Collective decision-making seems increasingly imperative to property today for several reasons.  For one thing, it naturally shifts the focus from individual responsibility to a more collective level of responsibility. In this respect, collective action more readily prioritizes collective knowledge of resource limitations and the impact of decision-making with respect to resources. This seems particularly important in understanding systemic effects such as climate change and segregation. By way of simple example, if the collective has responsibility for managing the amount of pavement in a neighborhood, it will be easier to create more permeable surfaces than if each individual tries to manage their own individual share. For another, a shift in focus from the individual to a collective may more naturally shift the focus to restraint alongside or instead of access. While equal access to property has been an extraordinarily powerful basis for self-actualization and human rights, and one that Dagan expands further with his idea of relational justice, it may be crucial to define equality today by emphasizing equality of restraint as well as access. Dagan uses relational justice to provide a powerful rationale for prohibiting discrimination by private owners of housing. But I would argue that our vision of property today must also provide both the rationale and the tools for owners to share by giving up some of the resources they have rather than by using more resources to replicate for others what they own themselves. By decentralizing our decision-making about resources, it is all too easy to forget about the limitations of those resources.

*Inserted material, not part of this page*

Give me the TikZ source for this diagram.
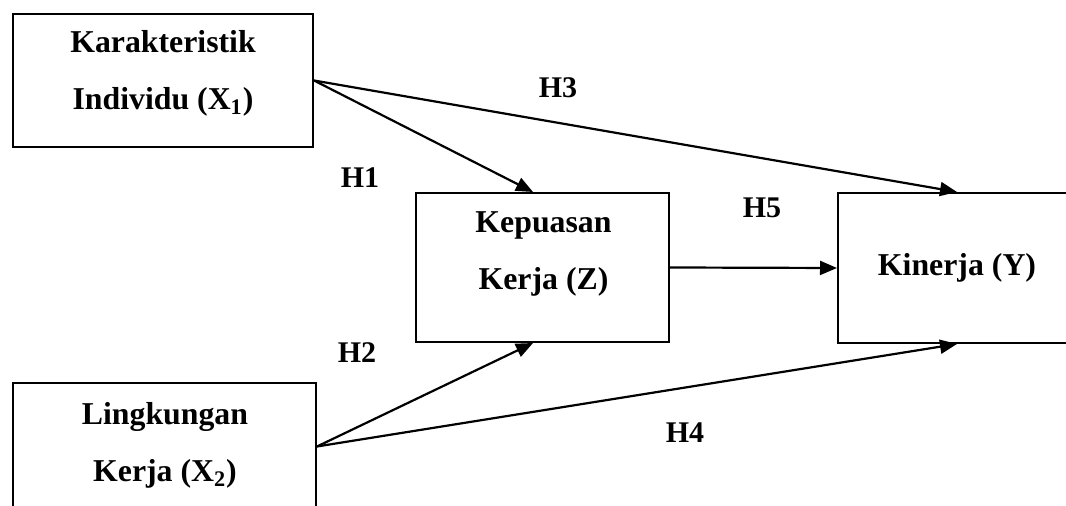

Especially given the urgency of the climate crisis today, I can’t help but wonder whether even the most other-regarding vision of autonomy – defined as individual self-definition – is inherently counterproductive to a long-term vision of property rights and laws. I expect Dagan would respond to my questions by arguing that his vision of autonomy respects my concerns, but I would want to know more from him about what I see as a basic tension between his ideal of individual choice even and only for the specific purpose of self-definition and the need for collective restraint (and indeed, collective action). I would want to know his response to my assertion that restraint must lie at the very core of any pragmatic definition of property ownership, even if it limits the exercise of property rights in pursuit of self-definition.

Finally, as I read Dagan’s book, I couldn’t help but wonder if my crisis-informed perspective on Dagan’s ideal vision of property might teach a more permanent lesson about the function of property in our modern world, even in its most ideal form. If and when we are able to back away from the financial, racial, health, and climate crises that currently plague us, we will do so with the sobering recognition that our planet is a limited resource. Our utopian visions of property ownership will still have to rest on a foundation that recognizes this most basic of facts. In light of this reality, I would want to ask Dagan how his vision could ensure a more permanent measure of restraint within his optimistic, indeed beautiful, vision of property and autonomy.